→ **WRITTEN REQUEST**
Each line of the material must be repeated precisely, with the pictures left out.

→ **DATA SHOWN**
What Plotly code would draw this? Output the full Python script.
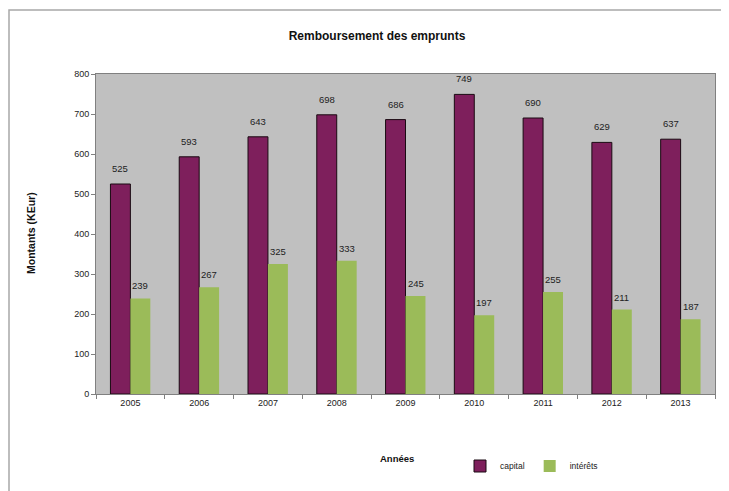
import plotly.graph_objects as go

annees = ["2005", "2006", "2007", "2008", "2009", "2010", "2011", "2012", "2013"]
capital = [525, 593, 643, 698, 686, 749, 690, 629, 637]
interets = [239, 267, 325, 333, 245, 197, 255, 211, 187]

FONT = "Arial, Liberation Sans, sans-serif"
PURPLE = "#7E1F5C"
GREEN = "#9BBB59"

# page body has an 8px margin; figure placed at (8, 8)
OX, OY = 8, 8
W, H = 729 - OX, 491 - OY
L, T, PW, PH = 96 - OX, 74 - OY, 619, 320


def px(xp):
    return (xp - 96) / PW


def py(yp):
    return (394 - yp) / PH


fig = go.Figure()
fig.add_trace(go.Bar(x=annees, y=capital, name="capital",
                     marker=dict(color=PURPLE, line=dict(color="#1a0a12", width=1))))
fig.add_trace(go.Bar(x=annees, y=interets, name="intérêts",
                     marker=dict(color=GREEN, line=dict(width=0))))

annotations = []
for idx, (c, i) in enumerate(zip(capital, interets)):
    annotations.append(dict(x=idx, y=c, text=str(c), showarrow=False, xref="x", yref="y",
                            xshift=-10, yshift=8, yanchor="bottom",
                            font=dict(family=FONT, size=9.5, color="#222")))
    annotations.append(dict(x=idx, y=i, text=str(i), showarrow=False, xref="x", yref="y",
                            xshift=10, yshift=5, yanchor="bottom",
                            font=dict(family=FONT, size=9.5, color="#222")))

annotations.append(dict(text="<b>Années</b>", x=px(397), y=py(466),
                        xref="paper", yref="paper", showarrow=False,
                        font=dict(family=FONT, size=9.5, color="#111")))
annotations.append(dict(text="<b>Montants (KEur)</b>", x=px(23), y=py(233),
                        xref="paper", yref="paper", showarrow=False, textangle=-90,
                        font=dict(family=FONT, size=10.5, color="#111")))

fig.update_layout(
    width=W, height=H,
    margin=dict(l=L, r=W - L - PW, t=T, b=H - T - PH, autoexpand=False),
    paper_bgcolor="white",
    plot_bgcolor="#C0C0C0",
    barmode="group",
    bargap=0.42,
    bargroupgap=0,
    title=dict(text="<b>Remboursement des emprunts</b>", x=(377 - OX) / W, xanchor="center",
               y=1 - (36 - OY) / H, yanchor="middle",
               font=dict(family=FONT, size=12, color="#111")),
    font=dict(family=FONT, size=9, color="#222"),
    showlegend=True,
    legend=dict(orientation="h", x=px(460), y=py(466),
                xanchor="left", yanchor="middle", font=dict(family=FONT, size=8.5, color="#222"),
                bgcolor="rgba(0,0,0,0)", itemwidth=30, traceorder="normal"),
    annotations=annotations,
    shapes=[dict(type="rect", xref="paper", yref="paper",
                 x0=px(9), x1=1.1, y0=-0.4, y1=py(10),
                 line=dict(color="#A8A8A8", width=1.5), layer="below")],
)
fig.update_xaxes(type="category", range=[-0.5, 8.5], automargin=False,
                 showline=True, linecolor="#808080", linewidth=1, mirror=True,
                 ticks="outside", tickson="boundaries", ticklen=4, tickcolor="#808080",
                 tickangle=0, showgrid=False, tickfont=dict(family=FONT, size=9, color="#222"))
fig.update_yaxes(range=[0, 800], dtick=100, automargin=False, showline=True,
                 linecolor="#808080", linewidth=1,
                 mirror=True, ticks="outside", ticklen=4, tickcolor="#808080", showgrid=False,
                 zeroline=False, tickfont=dict(family=FONT, size=9, color="#222"))

fig.write_html("out.html")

→ **OUTPUT**
What Plotly code would draw this? Output the full Python script.
import plotly.graph_objects as go

annees = ["2005", "2006", "2007", "2008", "2009", "2010", "2011", "2012", "2013"]
capital = [525, 593, 643, 698, 686, 749, 690, 629, 637]
interets = [239, 267, 325, 333, 245, 197, 255, 211, 187]

FONT = "Arial, Liberation Sans, sans-serif"
PURPLE = "#7E1F5C"
GREEN = "#9BBB59"

# page body has an 8px margin; figure placed at (8, 8)
OX, OY = 8, 8
W, H = 729 - OX, 491 - OY
L, T, PW, PH = 96 - OX, 74 - OY, 619, 320


def px(xp):
    return (xp - 96) / PW


def py(yp):
    return (394 - yp) / PH


fig = go.Figure()
fig.add_trace(go.Bar(x=annees, y=capital, name="capital",
                     marker=dict(color=PURPLE, line=dict(color="#1a0a12", width=1))))
fig.add_trace(go.Bar(x=annees, y=interets, name="intérêts",
                     marker=dict(color=GREEN, line=dict(width=0))))

annotations = []
for idx, (c, i) in enumerate(zip(capital, interets)):
    annotations.append(dict(x=idx, y=c, text=str(c), showarrow=False, xref="x", yref="y",
                            xshift=-10, yshift=8, yanchor="bottom",
                            font=dict(family=FONT, size=9.5, color="#222")))
    annotations.append(dict(x=idx, y=i, text=str(i), showarrow=False, xref="x", yref="y",
                            xshift=10, yshift=5, yanchor="bottom",
                            font=dict(family=FONT, size=9.5, color="#222")))

annotations.append(dict(text="<b>Années</b>", x=px(397), y=py(466),
                        xref="paper", yref="paper", showarrow=False,
                        font=dict(family=FONT, size=9.5, color="#111")))
annotations.append(dict(text="<b>Montants (KEur)</b>", x=px(23), y=py(233),
                        xref="paper", yref="paper", showarrow=False, textangle=-90,
                        font=dict(family=FONT, size=10.5, color="#111")))

fig.update_layout(
    width=W, height=H,
    margin=dict(l=L, r=W - L - PW, t=T, b=H - T - PH, autoexpand=False),
    paper_bgcolor="white",
    plot_bgcolor="#C0C0C0",
    barmode="group",
    bargap=0.42,
    bargroupgap=0,
    title=dict(text="<b>Remboursement des emprunts</b>", x=(377 - OX) / W, xanchor="center",
               y=1 - (36 - OY) / H, yanchor="middle",
               font=dict(family=FONT, size=12, color="#111")),
    font=dict(family=FONT, size=9, color="#222"),
    showlegend=True,
    legend=dict(orientation="h", x=px(460), y=py(466),
                xanchor="left", yanchor="middle", font=dict(family=FONT, size=8.5, color="#222"),
                bgcolor="rgba(0,0,0,0)", itemwidth=30, traceorder="normal"),
    annotations=annotations,
    shapes=[dict(type="rect", xref="paper", yref="paper",
                 x0=px(9), x1=1.1, y0=-0.4, y1=py(10),
                 line=dict(color="#A8A8A8", width=1.5), layer="below")],
)
fig.update_xaxes(type="category", range=[-0.5, 8.5], automargin=False,
                 showline=True, linecolor="#808080", linewidth=1, mirror=True,
                 ticks="outside", tickson="boundaries", ticklen=4, tickcolor="#808080",
                 tickangle=0, showgrid=False, tickfont=dict(family=FONT, size=9, color="#222"))
fig.update_yaxes(range=[0, 800], dtick=100, automargin=False, showline=True,
                 linecolor="#808080", linewidth=1,
                 mirror=True, ticks="outside", ticklen=4, tickcolor="#808080", showgrid=False,
                 zeroline=False, tickfont=dict(family=FONT, size=9, color="#222"))

fig.write_html("out.html")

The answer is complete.